"Sabe, Pai, ainda não entendi. Viemos à praça, pensei ser um passeio. Estranhei, pois ele não tinha esse hábito, mas fui feliz.
Lá chegando, me deu as costas, entrou no carro e nem disse adeus. Olhei para os lados, nem sabia o que fazer. Ainda tentei segui-lo, mas o carro era muito rápido...
Vaguei assustado pelas redondezas... Às vezes parava no mesmo lugar, sempre com a esperança de que meu dono voltasse para me buscar. Muitos dias se passaram e as noites pareciam não terminar. Custei muito a acreditar que ele realmente tinha ali me deixado.
Que teria eu feito de tão mal, para desprezar assim o amor de um animal?
À noite, quando ele chegava, eu abanava o rabo, feliz, mesmo que ele nunca viesse ao quintal me ver.
Às vezes eu latia, mas tinha pessoas estranhas no portão, não podia deixá-las entrar sem avisar meu dono. Quem sabe foi minha dona quem mandou, eu devia estar lhe dando trabalho...
Como sinto saudades das crianças! Elas me adoravam! Puxavam-me a cauda, às vezes. Eu ficava uma fera, mas logo éramos amigos novamente. Devem ter dito que fugi, provavelmente em busca de uma aventura e não soube voltar. Imagino que tenham chorado, pois realmente me amavam, como eu ainda as amo.
Hoje só bebo água suja. Estou magro e faminto. Meus pêlos já caíram quase todos e ainda fui atropelado por não saber andar nas ruas.
Não sei se por sorte ou por azar eu ainda pude andar. Sabe, Pai, faz muito frio à noite, no canto de chão molhado que arrumei para ficar.
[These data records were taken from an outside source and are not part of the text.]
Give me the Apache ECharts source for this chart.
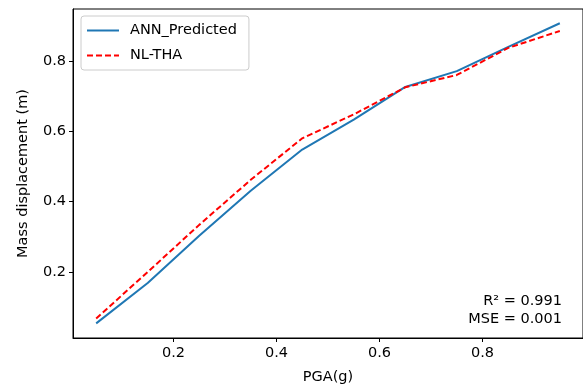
<!DOCTYPE html>
<html>
<head>
<meta charset="utf-8">
<script src="https://cdn.jsdelivr.net/npm/echarts@6/dist/echarts.min.js"></script>
<style>html,body{margin:0;padding:0;background:#fff;}#c{width:583px;height:390px;}</style>
</head>
<body>
<div id="c"></div>
<script>
const pga = [0.05, 0.15, 0.25, 0.35, 0.45, 0.55, 0.65, 0.75, 0.85, 0.95];
const annPredicted = [0.054, 0.169, 0.303, 0.431, 0.548, 0.633, 0.726, 0.771, 0.840, 0.907];
const nlTha = [0.068, 0.200, 0.334, 0.462, 0.580, 0.648, 0.725, 0.760, 0.837, 0.885];
const xTicks = [0.2, 0.4, 0.6, 0.8];
const yTicks = [0.2, 0.4, 0.6, 0.8];
const annotations = ['R\u00b2 = 0.991', 'MSE = 0.001'];

const FONT = 'DejaVu Sans';
const FS = 14.5;
const chart = echarts.init(document.getElementById('c'), null, {renderer: 'canvas'});
chart.setOption({
  animation: false,
  backgroundColor: '#fff',
  textStyle: {fontFamily: FONT},
  grid: {left: 73, top: 9, right: -3, bottom: 48, show: true, borderColor: '#000', borderWidth: 1, backgroundColor: 'transparent'},
  xAxis: {
    type: 'value', min: 0.005, max: 0.995,
    name: 'PGA(g)', nameLocation: 'middle', nameGap: 32,
    nameTextStyle: {fontFamily: FONT, fontSize: FS, color: '#000'},
    axisLine: {show: true, lineStyle: {color: '#000', width: 1}},
    axisTick: {show: true, length: 4, inside: false, customValues: xTicks, lineStyle: {color: '#000'}},
    axisLabel: {customValues: xTicks, fontFamily: FONT, fontSize: FS, color: '#000', margin: 8, formatter: v => v.toFixed(1)},
    splitLine: {show: false}
  },
  yAxis: {
    type: 'value', min: 0.0125, max: 0.9475,
    name: 'Mass displacement (m)', nameLocation: 'middle', nameGap: 42, nameRotate: 90,
    nameTextStyle: {fontFamily: FONT, fontSize: FS, color: '#000'},
    axisLine: {show: true, lineStyle: {color: '#000', width: 1}},
    axisTick: {show: true, length: 4, inside: false, customValues: yTicks, lineStyle: {color: '#000'}},
    axisLabel: {customValues: yTicks, fontFamily: FONT, fontSize: FS, color: '#000', margin: 7, formatter: v => v.toFixed(1)},
    splitLine: {show: false}
  },
  legend: {
    left: 81, top: 16,
    orient: 'vertical',
    itemWidth: 32, itemHeight: 10, itemGap: 10,
    padding: [7, 12, 7, 5],
    borderColor: '#ccc', borderWidth: 1, borderRadius: 3,
    backgroundColor: 'rgba(255,255,255,0.8)',
    itemStyle: {opacity: 0},
    textStyle: {fontFamily: FONT, fontSize: FS, color: '#000', padding: [0, 0, 0, 6]},
    data: [{name: 'ANN_Predicted'}, {name: 'NL-THA'}]
  },
  series: [
    {
      name: 'ANN_Predicted', type: 'line', symbol: 'none', showSymbol: false,
      data: pga.map((x, i) => [x, annPredicted[i]]),
      lineStyle: {color: '#1f77b4', width: 2},
      itemStyle: {color: '#1f77b4'},
      z: 2
    },
    {
      name: 'NL-THA', type: 'line', symbol: 'none', showSymbol: false,
      data: pga.map((x, i) => [x, nlTha[i]]),
      lineStyle: {color: '#ff0000', width: 2, type: [6, 3]},
      itemStyle: {color: '#ff0000'},
      z: 3
    }
  ],
  graphic: [
    {type: 'text', right: 21, top: 294, style: {text: annotations[0], font: FS + 'px "DejaVu Sans"', fill: '#000', textAlign: 'right'}},
    {type: 'text', right: 21, top: 312, style: {text: annotations[1], font: FS + 'px "DejaVu Sans"', fill: '#000', textAlign: 'right'}}
  ]
});
</script>
</body>
</html>
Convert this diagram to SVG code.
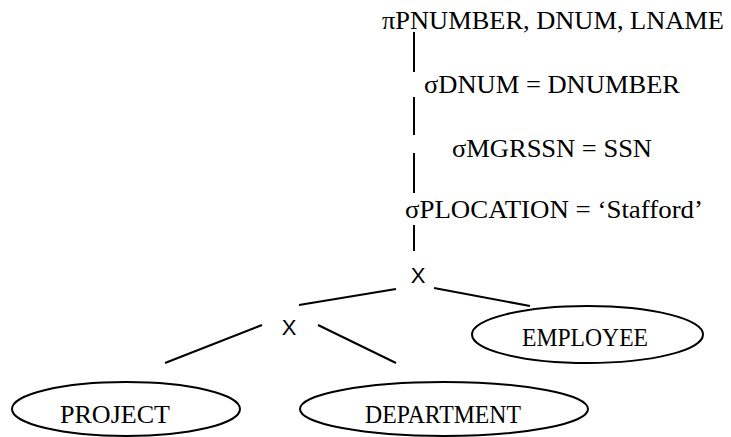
<svg xmlns="http://www.w3.org/2000/svg" width="731" height="437" viewBox="0 0 731 437">
  <style>
    .op { font-family: "Liberation Serif", "DejaVu Serif", serif; font-size: 26px; fill: #000; }
    .rel { font-family: "Liberation Serif", "DejaVu Serif", serif; font-size: 25px; fill: #000; text-anchor: middle; }
    .cross { font-family: "Liberation Sans", Arial, sans-serif; font-size: 22px; fill: #000; text-anchor: middle; }
    .edge { stroke: #000; stroke-width: 2; fill: none; }
    .leaf { stroke: #000; stroke-width: 2; fill: #fff; }
  </style>
  <rect width="731" height="437" fill="#fff"/>

  <!-- connectors of the query tree -->
  <g id="connectors">
    <line class="edge" x1="414" y1="32" x2="414" y2="72"/>
    <line class="edge" x1="414" y1="97" x2="414" y2="135"/>
    <line class="edge" x1="414" y1="153" x2="414" y2="193"/>
    <line class="edge" x1="414" y1="225" x2="414" y2="251"/>
    <line class="edge" x1="396" y1="289" x2="299" y2="305"/>
    <line class="edge" x1="434" y1="288" x2="530" y2="306"/>
    <line class="edge" x1="262" y1="325" x2="165" y2="363"/>
    <line class="edge" x1="318" y1="325" x2="396" y2="363"/>
  </g>

  <!-- projection -->
  <g id="project-op">
    <text class="op" x="382" y="29" textLength="342" lengthAdjust="spacingAndGlyphs">πPNUMBER, DNUM, LNAME</text>
  </g>

  <!-- selections -->
  <g id="select-dnum">
    <text class="op" x="424" y="93" textLength="256" lengthAdjust="spacingAndGlyphs">σDNUM = DNUMBER</text>
  </g>
  <g id="select-mgrssn">
    <text class="op" x="452" y="157" textLength="200" lengthAdjust="spacingAndGlyphs">σMGRSSN = SSN</text>
  </g>
  <g id="select-plocation">
    <text class="op" x="405" y="218" textLength="298" lengthAdjust="spacingAndGlyphs">σPLOCATION = ‘Stafford’</text>
  </g>

  <!-- cartesian products -->
  <g id="product-top">
    <text class="cross" x="418" y="283">X</text>
  </g>
  <g id="product-inner">
    <text class="cross" x="289" y="335">X</text>
  </g>

  <!-- base relations -->
  <g id="employee">
    <ellipse class="leaf" cx="587.5" cy="334.5" rx="115.5" ry="28.5"/>
    <text class="rel" x="585" y="346" textLength="126" lengthAdjust="spacingAndGlyphs">EMPLOYEE</text>
  </g>
  <g id="project">
    <ellipse class="leaf" cx="126" cy="409" rx="114" ry="27"/>
    <text class="rel" x="115" y="423" textLength="110" lengthAdjust="spacingAndGlyphs">PROJECT</text>
  </g>
  <g id="department">
    <ellipse class="leaf" cx="444" cy="409" rx="144" ry="27"/>
    <text class="rel" x="443" y="423" textLength="156" lengthAdjust="spacingAndGlyphs">DEPARTMENT</text>
  </g>
</svg>
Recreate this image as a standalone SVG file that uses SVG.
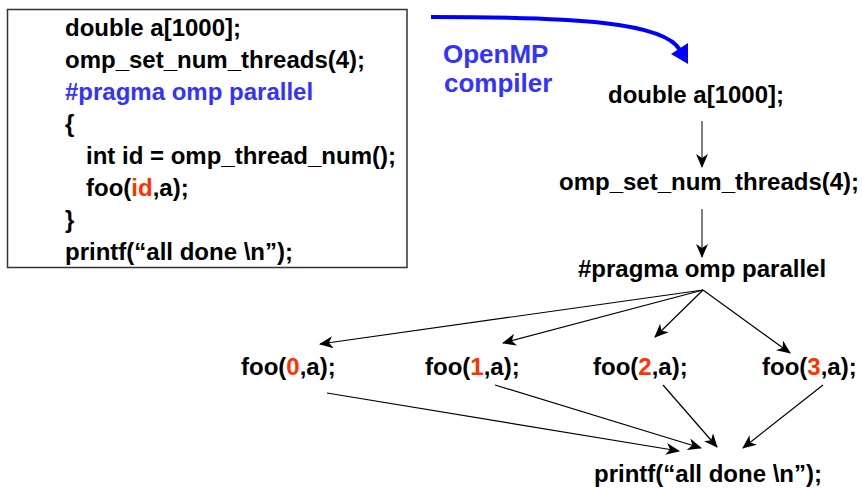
<svg xmlns="http://www.w3.org/2000/svg" width="862" height="490" viewBox="0 0 862 490">
  <style>
    text { font-family: "Liberation Sans", Arial, sans-serif; font-weight: bold; font-size: 24px; fill: #000; }
    .blue { fill: #3333ff; }
    .red { fill: #ff3300; }
    .label { font-size: 26px; }
    .edge { stroke: #000; stroke-width: 1.2; fill: none; marker-end: url(#head); }
    .vedge { stroke: #555; stroke-width: 1.5; fill: none; marker-end: url(#head); }
  </style>
  <defs>
    <marker id="head" viewBox="0 0 14 12" refX="13" refY="6" markerWidth="14" markerHeight="12" markerUnits="userSpaceOnUse" orient="auto">
      <path d="M0,0 L14,6 L0,12 L4,6 z" fill="#000"/>
    </marker>
  </defs>

  <rect width="862" height="490" fill="#fff"/>

  <!-- source listing -->
  <g id="source">
    <rect x="7.5" y="9.5" width="399.5" height="258" fill="#fff" stroke="#333" stroke-width="1.5"/>
    <text x="65" y="36">double a[1000];</text>
    <text x="65" y="68">omp_set_num_threads(4);</text>
    <text x="65" y="100" class="blue">#pragma omp parallel</text>
    <text x="65" y="132">{</text>
    <text x="86" y="164">int id = omp_thread_num();</text>
    <text x="86" y="196">foo(<tspan class="red">id</tspan>,a);</text>
    <text x="65" y="228">}</text>
    <text x="65" y="260">printf(“all done \n”);</text>
  </g>

  <g id="compiler-label">
    <text x="443" y="63" class="blue label">OpenMP</text>
    <text x="444" y="92" class="blue label">compiler</text>
  </g>

  <!-- execution graph nodes -->
  <g id="decl"><text x="608" y="103">double a[1000];</text></g>
  <g id="setthreads"><text x="559" y="190">omp_set_num_threads(4);</text></g>
  <g id="pragma"><text x="578" y="277">#pragma omp parallel</text></g>
  <g id="foo0"><text x="241" y="375">foo(<tspan class="red">0</tspan>,a);</text></g>
  <g id="foo1"><text x="425" y="375">foo(<tspan class="red">1</tspan>,a);</text></g>
  <g id="foo2"><text x="593" y="375">foo(<tspan class="red">2</tspan>,a);</text></g>
  <g id="foo3"><text x="762" y="375">foo(<tspan class="red">3</tspan>,a);</text></g>
  <g id="printf"><text x="594" y="482">printf(“all done \n”);</text></g>

  <g id="connectors">
    <!-- compile step -->
    <path d="M431,17 C575,17 664,22 680,50" stroke="#0000ff" stroke-width="4" fill="none"/>
    <polygon points="688,64 671,54 688,43" fill="#0000ff"/>
    <!-- sequential part -->
    <line x1="702" y1="121" x2="702" y2="167" class="vedge"/>
    <line x1="702" y1="209" x2="702" y2="257" class="vedge"/>
    <!-- fork -->
    <line x1="703" y1="290" x2="320" y2="344" class="edge"/>
    <line x1="703" y1="290" x2="503" y2="343" class="edge"/>
    <line x1="703" y1="290" x2="655" y2="337" class="edge"/>
    <line x1="703" y1="290" x2="790" y2="353" class="edge"/>
    <!-- join -->
    <line x1="327" y1="393" x2="679" y2="451" class="edge"/>
    <line x1="495" y1="385" x2="701" y2="448" class="edge"/>
    <line x1="663" y1="385" x2="717" y2="447" class="edge"/>
    <line x1="823" y1="385" x2="743" y2="448" class="edge"/>
  </g>
</svg>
Creio que ainda hoje vou me encontrar Contigo. Peço-vos, então, não mais por mim, mas pelos meus irmãozinhos, pois sei que aí no céu a maldade dos homens não vai mais me alcançar:
Mande-lhes pessoas que tenham deles compaixão pois, como eu, sozinhos e abandonados não mais viverão.
Amenize-lhes o frio, igual ao que agora sinto, com o calor dos atos de pessoas abençoadas.
Diminui-lhes a fome, tal qual a que sinto, com o alimento do amor que me foi negado.
Mata-lhes a sede de todos os momentos, com água pura de Teus ensinamentos transmitidos ao homem.
Alivia-lhes a dor das doenças, afastando a ignorância da Terra que vem da ignorância dos homens.
Ampara as cachorrinhas prenhas que verão suas crias morrerem de fome, frio e pestes, sem nada poderem fazer.
Tire o sofrimento dos que estão sendo sacrificados em atos apregoados como religiosos, em laboratórios e tudo o mais, tirando das mãos humanas o desprezo ao que por Ti foi também criado.
Abranda a tristeza dos que, como eu, foram também abandonados, pois entre todos os males foi esse o que mais me doeu...
Recebe então, Pai, nesta noite gélida, a minha Alma, pois não será mais meu o sofrimento, mas dos que ficarem, e por eles vos peço."